In connection with the Loan, the Company entered into respective loan agreements with companies controlled by the CEO and a Director of the Company (the "Initial Lenders"). Management anticipates that the Company will allocate the net proceeds from the Initial Loan towards production costs, supplier payments, payroll and working capital.

The Initial Loan is secured with a general security agreement on the assets of the Company subordinated to all senior debt with financial and other institutions and will bear interest of 12% per annum commencing on the date of advance (the "Advance Date") to and including the date all of the Company's indebtedness pursuant to the Initial Loan is paid in full. The term of the Initial Loan will be two years from the Advance Date.

As an inducement for the Loan, the Company issued 1,086,956 non-transferable share purchase warrants (each, a "Loan Bonus Warrant") to each Initial Lender. Each Loan Bonus Warrant entitles the holder to purchase one common share of the Company (each, a "Share") at an exercise price of U.S. $0.46 per Share for a period of twenty-four (24) months from the closing date of the Initial Loan.

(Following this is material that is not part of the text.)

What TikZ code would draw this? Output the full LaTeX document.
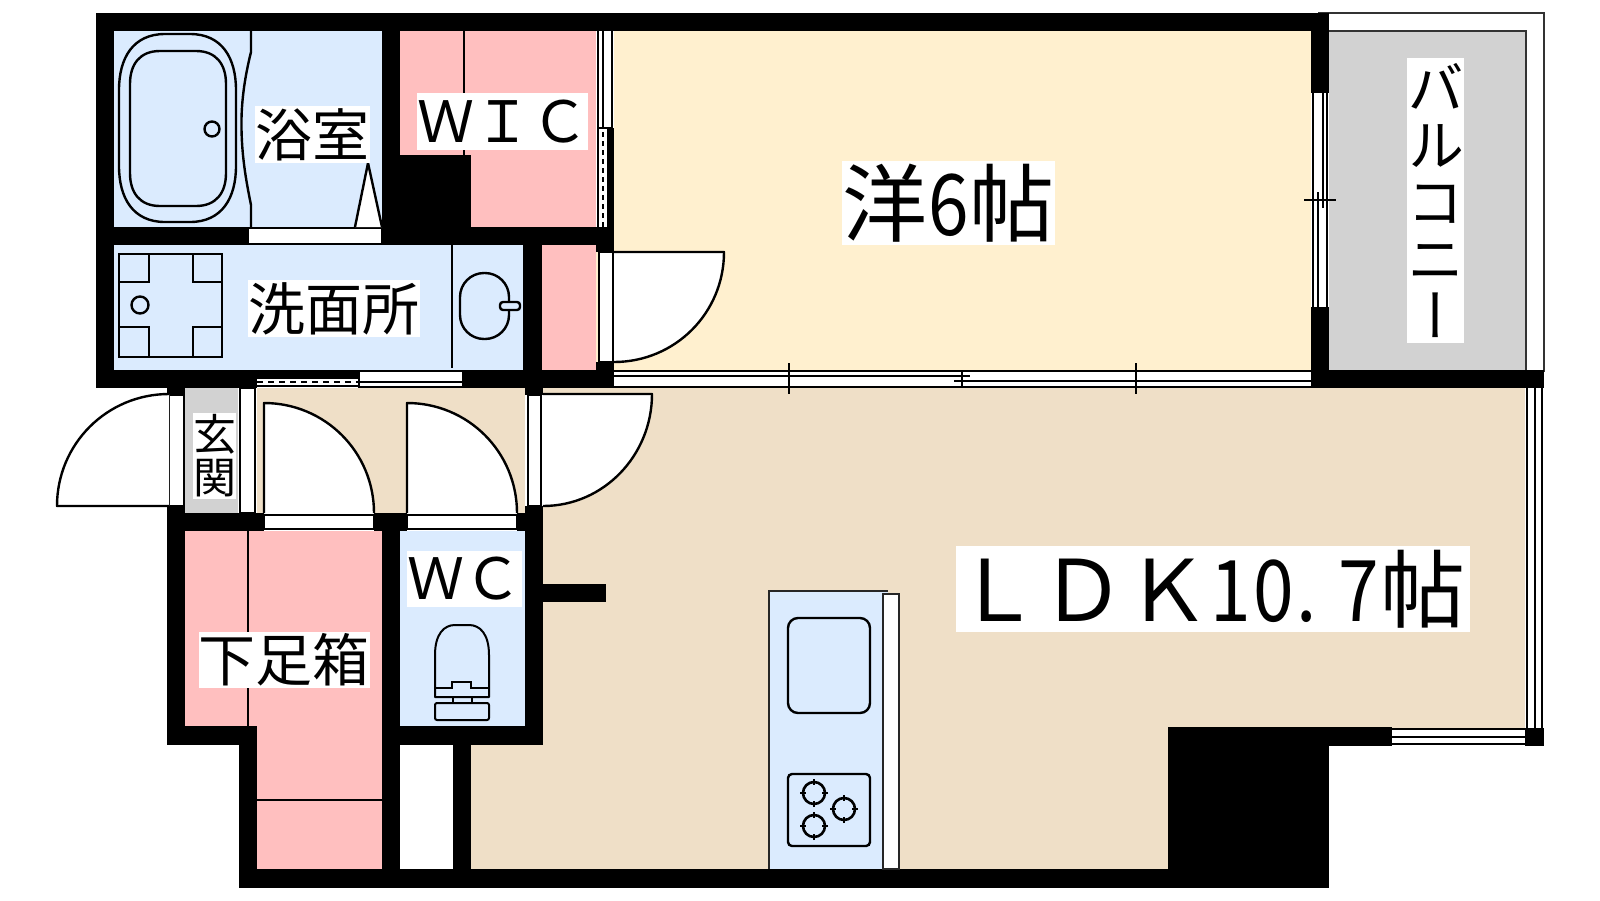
\documentclass[tikz,border=0pt]{standalone}
\usepackage{fontspec}
\setmainfont{Noto Sans CJK JP}
\newfontfamily\vertfont[RawFeature={+vert}]{Noto Sans CJK JP}
\definecolor{wetblue}{HTML}{DBEBFE}
\definecolor{closetpink}{HTML}{FFBFBF}
\definecolor{bedcream}{HTML}{FFF0CF}
\definecolor{floorbeige}{HTML}{EFDFC7}
\definecolor{outgrey}{HTML}{D2D2D2}
\newcommand{\hw}[1]{\makebox[.5em][c]{\scalebox{.86}[1]{#1}}}
\tikzset{
  x=1pt,y=-1pt,
  wall/.style={fill=black,draw=none},
  fix/.style={draw=black,line width=2.4pt},
  thinfix/.style={draw=black,line width=2pt},
  frame/.style={fill=white,draw=black,line width=2pt},
  door/.style={fill=white,draw=black,line width=2.4pt,line join=round},
  lab/.style={fill=white,inner sep=0pt,text=black,align=center,anchor=center},
  lab57/.style={lab,font=\fontsize{57}{57}\selectfont},
  lab85/.style={lab,font=\fontsize{85}{85}\selectfont},
}
\begin{document}
\begin{tikzpicture}
\useasboundingbox (0,0) rectangle (1600,900);
% rooms
\fill[wetblue] (114,31) rectangle (382,227);
\fill[wetblue] (114,245) rectangle (523,370);
\fill[wetblue] (400,531) rectangle (525,726);
\fill[closetpink] (400,31) rectangle (596,227);
\fill[closetpink] (542,245) rectangle (596,370);
\fill[closetpink] (185,531) -- (382,531) -- (382,869) -- (257,869) -- (257,726) -- (185,726) -- cycle;
\fill[bedcream] (614,31) rectangle (1311,370);
\fill[bedcream] (596,245) rectangle (1311,370);
\fill[outgrey] (1329,31) rectangle (1526,370);
\fill[outgrey] (185,388) rectangle (238,513);
\fill[floorbeige] (257,388) rectangle (525,513);
\fill[floorbeige] (543,388) -- (1527,388) -- (1527,728) -- (1168,728) -- (1168,869) -- (471,869) -- (471,745) -- (543,745) -- cycle;
% balcony outline
\draw[draw=black!80,line width=2pt] (1318,13) -- (1544,13) -- (1544,372);
\draw[draw=black!80,line width=2pt] (1329,30.5) -- (1526,30.5) -- (1526,372);
% strips
\draw[frame] (240,388) rectangle (255,513);
\fill[white] (614,370) rectangle (1311,388);
\fill[white] (257,371) rectangle (462,388);
\fill[white] (1311,93) rectangle (1329,307);
\fill[white] (1525,388) rectangle (1544,728);
\fill[white] (1392,728) rectangle (1525,745);
\fill[white] (596,31) rectangle (614,227);
% wic side strip
\draw[thinfix] (598,31) -- (598,227);
\draw[thinfix] (603,31) -- (603,128);
\draw[thinfix] (612,31) -- (612,128);
\draw[thinfix] (598,128) -- (612,128);
\draw[thinfix,dash pattern=on 5pt off 4pt] (603,132) -- (603,227);
% right LDK window
\draw[thinfix] (1527,388) -- (1527,728);
\draw[thinfix] (1534.5,388) -- (1534.5,728);
\draw[thinfix] (1542,388) -- (1542,728);
% bottom window
\draw[thinfix] (1392,729) -- (1525,729);
\draw[thinfix] (1392,737) -- (1525,737);
\draw[thinfix] (1392,744) -- (1525,744);
% bedroom bottom window
\draw[thinfix] (614,371) -- (1311,371);
\draw[thinfix] (614,387) -- (1311,387);
\draw[thinfix] (614,376) -- (970,376);
\draw[thinfix] (954,381) -- (1311,381);
\draw[thinfix] (789,363) -- (789,394);
\draw[thinfix] (962,370) -- (962,388);
\draw[thinfix] (1136,363) -- (1136,394);
% bedroom right window
\draw[thinfix] (1313,93) -- (1313,307);
\draw[thinfix] (1327,93) -- (1327,307);
\draw[thinfix] (1322.5,93) -- (1322.5,208);
\draw[thinfix] (1317.5,192) -- (1317.5,307);
\draw[thinfix] (1304,200) -- (1336,200);
% washroom window
\fill[black] (257,370) rectangle (359,377);
\draw[thinfix] (257,378) -- (359,378);
\draw[thinfix] (257,386) -- (359,386);
\draw[thinfix,dash pattern=on 6pt off 5pt] (257,381.5) -- (359,381.5);
\draw[thinfix] (359,371) -- (462,371);
\draw[thinfix] (359,382) -- (462,382);
\draw[thinfix] (359,387) -- (462,387);
\draw[thinfix] (359,371) -- (359,388);
% walls
\fill[wall] (96,13) rectangle (1329,31);
\fill[wall] (96,13) rectangle (114,388);
\fill[wall] (96,227) rectangle (248,245);
\fill[wall] (382,227) rectangle (614,245);
\fill[wall] (382,31) rectangle (400,245);
\fill[wall] (400,155) rectangle (471,245);
\fill[wall] (523,245) rectangle (542,388);
\fill[wall] (96,370) rectangle (257,388);
\fill[wall] (462,370) rectangle (614,388);
\fill[wall] (607,128) rectangle (614,252);
\fill[wall] (596,227) rectangle (614,252);
\fill[wall] (596,362) rectangle (614,388);
\fill[wall] (1311,13) rectangle (1329,93);
\fill[wall] (1311,307) rectangle (1329,388);
\fill[wall] (1311,370) rectangle (1544,388);
\fill[wall] (167,388) rectangle (185,395);
\fill[wall] (525,388) rectangle (543,395);
\fill[wall] (167,506) rectangle (185,745);
\fill[wall] (167,513) rectangle (264,531);
\fill[wall] (374,513) rectangle (407,531);
\fill[wall] (517,513) rectangle (543,531);
\fill[wall] (525,506) rectangle (543,745);
\fill[wall] (382,513) rectangle (400,888);
\fill[wall] (167,726) rectangle (257,745);
\fill[wall] (400,726) rectangle (543,745);
\fill[wall] (239,745) rectangle (257,888);
\fill[wall] (453,745) rectangle (471,869);
\fill[wall] (239,869) rectangle (1329,888);
\fill[wall] (1168,727) rectangle (1329,888);
\fill[wall] (1329,727) rectangle (1392,746);
\fill[wall] (1525,728) rectangle (1544,746);
\fill[wall] (543,584) rectangle (606,602);
% door frames
\draw[frame] (169,395) rectangle (184,506);
\draw[frame] (528,395) rectangle (541,506);
\draw[frame] (599,252) rectangle (613,362);
\draw[frame] (264,515) rectangle (374,529);
\draw[frame] (407,515) rectangle (517,529);
\draw[frame] (248,228) rectangle (382,244);
% door leaves
\draw[door] (169,394) .. controls (107,394) and (57,444) .. (57,506) -- (169,506);
\draw[door] (264,513) -- (264,403) .. controls (325,403) and (374,452) .. (374,513);
\draw[door] (407,513) -- (407,403) .. controls (468,403) and (517,452) .. (517,513);
\draw[door] (543,394) -- (652,394) .. controls (652,455) and (604,506) .. (543,506);
\draw[door] (614,252) -- (724,252) .. controls (724,313) and (675,362) .. (614,362);
% bath
\draw[fix] (165,34) -- (190,34) .. controls (222,34) and (236,58) .. (236,90) -- (236,166) .. controls (236,198) and (222,222) .. (190,222) -- (165,222) .. controls (133,222) and (119,198) .. (119,166) -- (119,90) .. controls (119,58) and (133,34) .. (165,34) -- cycle;
\draw[fix] (160,51) -- (196,51) .. controls (216,51) and (226,64) .. (226,84) -- (226,173) .. controls (226,193) and (216,206) .. (196,206) -- (160,206) .. controls (140,206) and (130,193) .. (130,173) -- (130,84) .. controls (130,64) and (140,51) .. (160,51) -- cycle;
\draw[fix] (212,129) circle[radius=7.5pt];
\draw[fix] (251,31) -- (251,52) .. controls (244,80) and (241,105) .. (241.5,129) .. controls (242,160) and (247,185) .. (251,205) -- (251,227);
\draw[door] (355,227) -- (368,163) -- (382,227);
% washroom fixtures
\draw[fix] (119,254) rectangle (222,357);
\draw[fix] (149,254) -- (149,282) -- (119,282);
\draw[fix] (193,254) -- (193,282) -- (222,282);
\draw[fix] (149,357) -- (149,327) -- (119,327);
\draw[fix] (193,357) -- (193,327) -- (222,327);
\draw[fix] (140,305) circle[radius=8.5pt];
\draw[thinfix] (452,245) -- (452,368);
\draw[fix,rounded corners=24pt] (460,273) rectangle (509,339);
\draw[fix,fill=wetblue,rounded corners=3pt] (500,302) -- (520,302) -- (520,310) -- (500,310) -- cycle;
% closet lines
\draw[thinfix] (464,31) -- (464,155);
\draw[thinfix] (248,531) -- (248,726);
\draw[thinfix] (257,800) -- (382,800);
% toilet
\draw[thinfix,line join=round] (435,697) -- (435,655) .. controls (435,634) and (444,625) .. (455,625) -- (469,625) .. controls (480,625) and (489,634) .. (489,655) -- (489,697) -- cycle;
\draw[thinfix] (435,688) -- (452,688) -- (452,682) -- (471,682) -- (471,688) -- (489,688);
\draw[thinfix] (453,697) -- (453,703);
\draw[thinfix] (472,697) -- (472,703);
\draw[thinfix,rounded corners=2pt] (435,703) rectangle (489,720);
% kitchen
\fill[wetblue] (769,590) rectangle (888,593);
\fill[wetblue] (769,593) rectangle (883,869);
\draw[thinfix,draw=black!85] (769,869) -- (769,590.5) -- (888,590.5);
\draw[frame,draw=black!85] (883,593.5) rectangle (899,869);
\draw[fix,rounded corners=10pt] (788,618) rectangle (870,713);
\draw[fix,rounded corners=4pt] (788,774) rectangle (870,846);
\foreach \cx/\cy in {814/793,844/809,814/826}{
  \draw[fix,line width=2.6pt] (\cx,\cy) circle[radius=11pt];
  \draw[thinfix] (\cx-14,\cy) -- (\cx-8,\cy);
  \draw[thinfix] (\cx+14,\cy) -- (\cx+8,\cy);
  \draw[thinfix] (\cx,\cy-14) -- (\cx,\cy-8);
  \draw[thinfix] (\cx,\cy+14) -- (\cx,\cy+8);
}
% labels
\node[lab57,minimum width=115pt,minimum height=57pt] (bath) at (312.5,134.5) {浴室};
\node[lab57,minimum width=171pt,minimum height=57pt] (wic) at (502.5,121.5) {ＷＩＣ};
\node[lab57,minimum width=172pt,minimum height=57pt] (wash) at (334,308.5) {洗面所};
\node[lab85,minimum width=213pt,minimum height=84pt] (bed) at (948.5,203) {洋\hw{6}帖};
\node[lab85,minimum width=514pt,minimum height=86pt] (ldk) at (1213,589) {\hspace{-6pt}ＬＤＫ\hw{1}\hw{0}\hspace{-10pt}\hw{.}\hspace{10pt}\hw{7}帖};
\node[lab57,minimum width=115pt,minimum height=56pt] (wc) at (464.5,579) {ＷＣ};
\node[lab57,minimum width=170pt,minimum height=56pt] (shoe) at (284,660) {下足箱};
\node[lab,font=\fontsize{43}{43}\selectfont,minimum width=43pt,minimum height=86pt] (entry) at (214.5,456) {玄\\関};
\node[lab,font=\fontsize{57}{57}\selectfont\vertfont,minimum width=57pt,minimum height=285pt] (balcony) at (1435.5,200.5) {バ\\ル\\コ\\ニ\\ー};
\end{tikzpicture}
\end{document}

The Initial Lenders are each considered to be a "related party" within the meaning of Multilateral Instrument 61-101 Protection of Minority Security Holders in Special Transactions ("MI 61-101") and the Initial Loan and issuance of Loan Bonus Warrants is considered to be a "related party transaction" within the meaning of MI 61-101 but each is exempt from the formal valuation requirement and minority approval requirements of MI 61-101 by virtue of the exemptions contained in section 5.5(a) and 5.7(a) as the fair market value of the Initial Loan and Loan Bonus Warrants is not more than 25% of the Company's market capitalization.

All securities issued in connection with the Initial Loan will be subject to a statutory hold period of four months plus a day from the closing of the Initial Loan in accordance with applicable securities legislation.